At the same time, it’s also important to make sure individuals have the right support along the way. 

At Trade Ledger, we’re moving towards two development meetings: one at the end of the year and one mid-year. Because things move so fast, we also have one-to-ones at least once a month to check in with staff on their development plans and see how they’re doing. 

These processes help create an environment in which we can support staff along the way. To borrow an analogy, rather than dropping staff at the deep end and seeing if they sink or swim, there’s a raft they can hold on to as they learn.

In order to ensure everyone gets the best out of these processes, we also conduct people training for managers. This way, they can learn how to facilitate the conversation and ensure it’s fruitful for everyone.

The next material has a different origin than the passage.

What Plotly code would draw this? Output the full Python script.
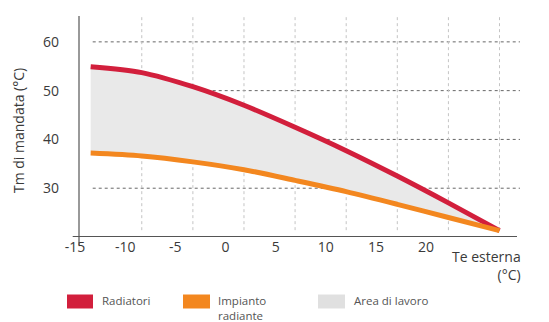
import plotly.graph_objects as go

# ---- data ----
te_esterna = [-15, -10, -5, 0, 5, 10, 15, 20, 25]
radiatori = [54.9, 53.7, 50.8, 47.0, 42.5, 37.7, 32.5, 27.0, 21.3]
impianto_radiante = [37.2, 36.6, 35.4, 33.8, 31.6, 29.3, 26.7, 24.0, 21.3]
x_tick_labels = ["-15", "-10", "-5", "0", "5", "10", "15", "20"]
y_tick_values = [30, 40, 50, 60]
grid_x = [-10, -5, 0, 5, 10, 15, 20, 25]
legend_labels = ["Radiatori", "Impianto<br>radiante", "Area di lavoro"]

RED = "#D21F3C"
ORANGE = "#F3871F"
FILL = "#E9E9E9"
TXT = "#3A3A3A"
FONT = "Open Sans"

W, H = 549, 322
L, R, T, B = 60, 27, 16, 85
PW, PH = W - L - R, H - T - B
XR = [-18.0, 27.2]
YR = [20.0, 65.3]


def px_x(p):
    return (p - L) / PW


def px_y(p):
    return (H - B - p) / PH


fig = go.Figure()
# lower boundary (no visible line)
fig.add_trace(go.Scatter(x=te_esterna, y=impianto_radiante, mode="lines",
                         line=dict(width=0, shape="spline", smoothing=0.8, color=ORANGE),
                         showlegend=False, hoverinfo="skip"))
# red with fill to the lower boundary
fig.add_trace(go.Scatter(x=te_esterna, y=radiatori, mode="lines", fill="tonexty",
                         fillcolor=FILL,
                         line=dict(width=5, shape="spline", smoothing=0.8, color=RED),
                         name="Radiatori", showlegend=False))
# visible orange line
fig.add_trace(go.Scatter(x=te_esterna, y=impianto_radiante, mode="lines",
                         line=dict(width=5, shape="spline", smoothing=0.8, color=ORANGE),
                         name="Impianto radiante", showlegend=False))

shapes = []
# horizontal dotted gridlines
for v in y_tick_values:
    shapes.append(dict(type="line", xref="x", yref="y", x0=-14.8, x1=27.0, y0=v, y1=v,
                       line=dict(color="#666666", width=1, dash="dot"), layer="below"))
# vertical light gridlines
for v in grid_x:
    shapes.append(dict(type="line", xref="x", yref="y", x0=v, x1=v, y0=21.4, y1=YR[1],
                       line=dict(color="#C4C4C4", width=1, dash="dot"), layer="below"))
# axis lines
shapes.append(dict(type="line", xref="paper", yref="paper", x0=px_x(72.7), x1=px_x(517),
                   y0=px_y(236.5), y1=px_y(236.5), line=dict(color="#555555", width=1.2)))
shapes.append(dict(type="line", xref="paper", yref="paper", x0=px_x(79), x1=px_x(79),
                   y0=px_y(245), y1=px_y(16), line=dict(color="#555555", width=1.2)))

# legend boxes
legend_boxes = [(67, 93, RED), (183, 210, ORANGE), (318, 345, "#E0E0E0")]
legend_text_x = [100, 216, 352]
annotations = []
for (x0, x1, c), tx, lab in zip(legend_boxes, legend_text_x, legend_labels):
    shapes.append(dict(type="rect", xref="paper", yref="paper", x0=px_x(x0), x1=px_x(x1),
                       y0=px_y(308.5), y1=px_y(294.5), fillcolor=c, line=dict(width=0)))
    annotations.append(dict(xref="paper", yref="paper", x=px_x(tx), y=px_y(290.5),
                            xanchor="left", yanchor="top", showarrow=False, text=lab,
                            align="left", font=dict(family=FONT, size=11.5, color="#555555")))

# x-axis end label
annotations.append(dict(xref="paper", yref="paper", x=px_x(486), y=px_y(245),
                        xanchor="center", yanchor="top", showarrow=False,
                        text="Te esterna<br>(°C)", align="right",
                        font=dict(family=FONT, size=14, color=TXT)))
# y title
annotations.append(dict(xref="paper", yref="paper", x=px_x(18), y=px_y(131),
                        xanchor="center", yanchor="middle", showarrow=False,
                        text="Tm di mandata (°C)", textangle=-90,
                        font=dict(family=FONT, size=14, color=TXT)))

# x tick label positions (labels sit slightly left of the gridlines in the original)
x_tick_pos = [-16.53 + 4.907 * k for k in range(len(x_tick_labels))]

fig.update_layout(
    width=W, height=H, margin=dict(l=L, r=R, t=T, b=B),
    paper_bgcolor="white", plot_bgcolor="white",
    shapes=shapes, annotations=annotations,
    xaxis=dict(range=XR, showgrid=False, zeroline=False, showline=False,
               tickmode="array", tickvals=x_tick_pos, ticktext=x_tick_labels,
               ticks="", tickfont=dict(family=FONT, size=14, color=TXT)),
    yaxis=dict(range=YR, showgrid=False, zeroline=False, showline=False,
               tickmode="array", tickvals=y_tick_values,
               ticks="", tickfont=dict(family=FONT, size=14, color=TXT)),
)

fig.write_html("out.html", config={"displayModeBar": False},
               post_script="document.body.style.margin='0px';")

It takes a certain type to fit the startup life, but the right environment is still key

If you have the right personality and attitude, working at a startup can be immensely rewarding. 

You’ll do things you didn’t think you were capable of and learn invaluable skills. Plus, working at a startup is a great place to be. You get to hang out and have fun with like-minded colleagues, celebrate weekly wins, and receive lot’s of perks along the way (who doesn’t like those, right?)

The flipside is that it can be chaotic at times.

As Churchill and Lewis note, early-stage organisations have simple structures. The founder or founders do most of the business-critical tasks, and can easily manage a small team. But culture happens whether you tend to it or not. As startups grow, there’s a real risk of bad habits taking root, creating an environment that’s bad for staff and, ultimately, bad for the business’ long-term success. 

With that in mind, it’s important to look ahead and be proactive. People are your company’s most valuable asset. By offering strong leadership and strategically shaping, defining, and nurturing your culture into what you want it to be, you can create an environment where they can thrive.